* DIRECTIVE:
Using the data below, return word for word every line from the one holding "Write the D3.js code for this chart." down to the one holding "const barW = x.bandwidth() - 2 * barInset;". Leave pictures out.

* INPUT MATERIAL:
----------------------------------------

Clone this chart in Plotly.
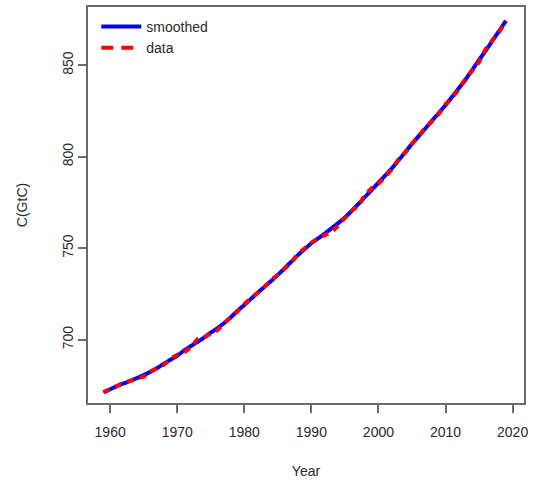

----------------------------------------

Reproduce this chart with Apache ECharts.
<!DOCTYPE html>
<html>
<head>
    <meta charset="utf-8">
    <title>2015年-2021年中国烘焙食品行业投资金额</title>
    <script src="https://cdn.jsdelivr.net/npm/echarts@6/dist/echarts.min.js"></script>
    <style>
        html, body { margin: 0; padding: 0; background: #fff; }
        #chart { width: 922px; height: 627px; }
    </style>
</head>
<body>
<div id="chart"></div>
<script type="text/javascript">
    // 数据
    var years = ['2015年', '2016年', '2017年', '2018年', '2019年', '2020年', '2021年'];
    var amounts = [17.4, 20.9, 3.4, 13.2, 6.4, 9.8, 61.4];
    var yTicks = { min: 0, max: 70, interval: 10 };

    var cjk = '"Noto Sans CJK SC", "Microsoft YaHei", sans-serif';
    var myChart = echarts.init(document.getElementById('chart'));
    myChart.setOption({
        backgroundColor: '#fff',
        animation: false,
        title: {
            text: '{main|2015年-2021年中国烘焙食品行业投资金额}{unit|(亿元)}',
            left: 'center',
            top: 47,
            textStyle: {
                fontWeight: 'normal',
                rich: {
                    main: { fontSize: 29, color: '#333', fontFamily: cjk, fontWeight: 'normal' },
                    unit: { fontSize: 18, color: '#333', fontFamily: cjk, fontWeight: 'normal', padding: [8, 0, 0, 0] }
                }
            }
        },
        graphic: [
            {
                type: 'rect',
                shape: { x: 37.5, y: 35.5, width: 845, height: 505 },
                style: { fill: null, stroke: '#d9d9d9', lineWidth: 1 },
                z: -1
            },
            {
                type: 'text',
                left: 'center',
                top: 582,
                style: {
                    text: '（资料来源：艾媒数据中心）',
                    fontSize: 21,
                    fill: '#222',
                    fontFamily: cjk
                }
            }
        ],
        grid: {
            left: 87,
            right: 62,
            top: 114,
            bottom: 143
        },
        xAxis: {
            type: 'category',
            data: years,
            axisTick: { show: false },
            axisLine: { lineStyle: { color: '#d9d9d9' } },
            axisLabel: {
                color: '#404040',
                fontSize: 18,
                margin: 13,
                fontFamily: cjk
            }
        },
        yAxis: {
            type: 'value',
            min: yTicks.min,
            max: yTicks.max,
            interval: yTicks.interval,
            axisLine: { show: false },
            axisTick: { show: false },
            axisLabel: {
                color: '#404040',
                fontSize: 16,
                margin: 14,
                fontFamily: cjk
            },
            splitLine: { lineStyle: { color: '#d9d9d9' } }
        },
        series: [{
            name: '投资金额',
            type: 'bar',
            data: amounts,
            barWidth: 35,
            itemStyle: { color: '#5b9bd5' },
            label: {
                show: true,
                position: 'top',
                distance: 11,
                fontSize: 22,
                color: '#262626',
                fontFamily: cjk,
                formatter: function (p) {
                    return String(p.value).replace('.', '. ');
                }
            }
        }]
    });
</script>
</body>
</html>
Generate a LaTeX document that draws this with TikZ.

----------------------------------------

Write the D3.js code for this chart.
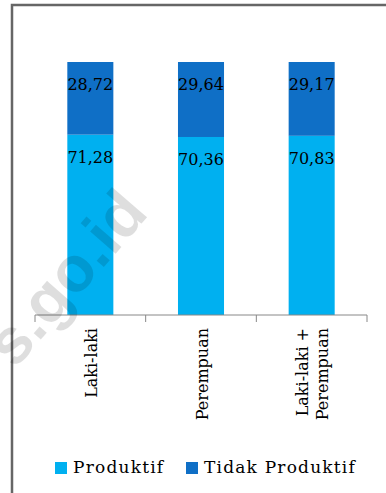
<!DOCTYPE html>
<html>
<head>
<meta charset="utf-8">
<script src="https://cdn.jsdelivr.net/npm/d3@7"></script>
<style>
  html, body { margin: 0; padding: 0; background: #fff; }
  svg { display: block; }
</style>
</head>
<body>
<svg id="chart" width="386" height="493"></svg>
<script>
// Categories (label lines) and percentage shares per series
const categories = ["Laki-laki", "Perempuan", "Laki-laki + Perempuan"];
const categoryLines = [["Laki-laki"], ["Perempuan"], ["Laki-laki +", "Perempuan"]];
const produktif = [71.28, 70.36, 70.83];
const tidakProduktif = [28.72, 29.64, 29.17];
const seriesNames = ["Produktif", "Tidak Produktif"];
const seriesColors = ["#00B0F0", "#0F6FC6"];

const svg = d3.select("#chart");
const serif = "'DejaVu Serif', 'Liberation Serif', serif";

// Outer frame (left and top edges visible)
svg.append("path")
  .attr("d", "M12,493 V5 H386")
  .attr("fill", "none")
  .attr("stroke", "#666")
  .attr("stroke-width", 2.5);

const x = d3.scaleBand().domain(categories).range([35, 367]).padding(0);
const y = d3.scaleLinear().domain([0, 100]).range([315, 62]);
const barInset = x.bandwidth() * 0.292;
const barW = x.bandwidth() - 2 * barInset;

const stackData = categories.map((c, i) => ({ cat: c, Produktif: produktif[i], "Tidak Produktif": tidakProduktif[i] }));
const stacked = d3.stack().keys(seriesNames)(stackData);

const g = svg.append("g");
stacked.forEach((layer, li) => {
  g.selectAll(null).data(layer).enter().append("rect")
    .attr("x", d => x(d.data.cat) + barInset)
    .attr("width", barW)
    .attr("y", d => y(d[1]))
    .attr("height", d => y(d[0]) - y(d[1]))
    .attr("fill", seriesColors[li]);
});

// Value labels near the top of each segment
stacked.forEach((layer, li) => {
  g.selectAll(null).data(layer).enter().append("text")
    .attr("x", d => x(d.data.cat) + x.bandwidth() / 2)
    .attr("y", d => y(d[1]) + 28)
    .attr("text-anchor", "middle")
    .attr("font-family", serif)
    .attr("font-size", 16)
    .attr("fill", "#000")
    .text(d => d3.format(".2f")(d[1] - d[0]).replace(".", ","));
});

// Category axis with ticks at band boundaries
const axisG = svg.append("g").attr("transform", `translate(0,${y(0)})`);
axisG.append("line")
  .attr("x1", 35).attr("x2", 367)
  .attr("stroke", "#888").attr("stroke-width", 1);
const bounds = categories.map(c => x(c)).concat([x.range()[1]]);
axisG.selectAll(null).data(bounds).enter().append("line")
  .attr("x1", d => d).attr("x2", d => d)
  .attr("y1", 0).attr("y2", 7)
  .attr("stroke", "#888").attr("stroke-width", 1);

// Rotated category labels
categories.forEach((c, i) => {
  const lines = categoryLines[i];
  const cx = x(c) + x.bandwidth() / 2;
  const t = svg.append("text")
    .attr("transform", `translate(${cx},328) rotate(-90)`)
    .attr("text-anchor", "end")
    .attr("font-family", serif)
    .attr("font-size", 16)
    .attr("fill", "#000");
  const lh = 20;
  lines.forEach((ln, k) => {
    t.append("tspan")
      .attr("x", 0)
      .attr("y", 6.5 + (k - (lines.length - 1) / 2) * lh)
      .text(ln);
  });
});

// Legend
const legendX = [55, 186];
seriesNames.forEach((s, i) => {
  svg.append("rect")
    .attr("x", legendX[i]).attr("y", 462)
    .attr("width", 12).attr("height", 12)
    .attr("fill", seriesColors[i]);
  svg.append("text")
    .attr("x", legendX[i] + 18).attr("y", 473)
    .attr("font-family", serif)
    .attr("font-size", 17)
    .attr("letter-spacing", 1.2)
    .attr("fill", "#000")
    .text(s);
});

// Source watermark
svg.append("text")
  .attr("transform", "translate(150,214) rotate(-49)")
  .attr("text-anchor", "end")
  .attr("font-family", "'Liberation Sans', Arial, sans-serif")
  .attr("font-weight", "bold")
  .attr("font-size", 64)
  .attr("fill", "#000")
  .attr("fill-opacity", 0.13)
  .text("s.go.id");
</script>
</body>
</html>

----------------------------------------

* FINISHED TASK:
Write the D3.js code for this chart.
<!DOCTYPE html>
<html>
<head>
<meta charset="utf-8">
<script src="https://cdn.jsdelivr.net/npm/d3@7"></script>
<style>
  html, body { margin: 0; padding: 0; background: #fff; }
  svg { display: block; }
</style>
</head>
<body>
<svg id="chart" width="386" height="493"></svg>
<script>
// Categories (label lines) and percentage shares per series
const categories = ["Laki-laki", "Perempuan", "Laki-laki + Perempuan"];
const categoryLines = [["Laki-laki"], ["Perempuan"], ["Laki-laki +", "Perempuan"]];
const produktif = [71.28, 70.36, 70.83];
const tidakProduktif = [28.72, 29.64, 29.17];
const seriesNames = ["Produktif", "Tidak Produktif"];
const seriesColors = ["#00B0F0", "#0F6FC6"];

const svg = d3.select("#chart");
const serif = "'DejaVu Serif', 'Liberation Serif', serif";

// Outer frame (left and top edges visible)
svg.append("path")
  .attr("d", "M12,493 V5 H386")
  .attr("fill", "none")
  .attr("stroke", "#666")
  .attr("stroke-width", 2.5);

const x = d3.scaleBand().domain(categories).range([35, 367]).padding(0);
const y = d3.scaleLinear().domain([0, 100]).range([315, 62]);
const barInset = x.bandwidth() * 0.292;
const barW = x.bandwidth() - 2 * barInset;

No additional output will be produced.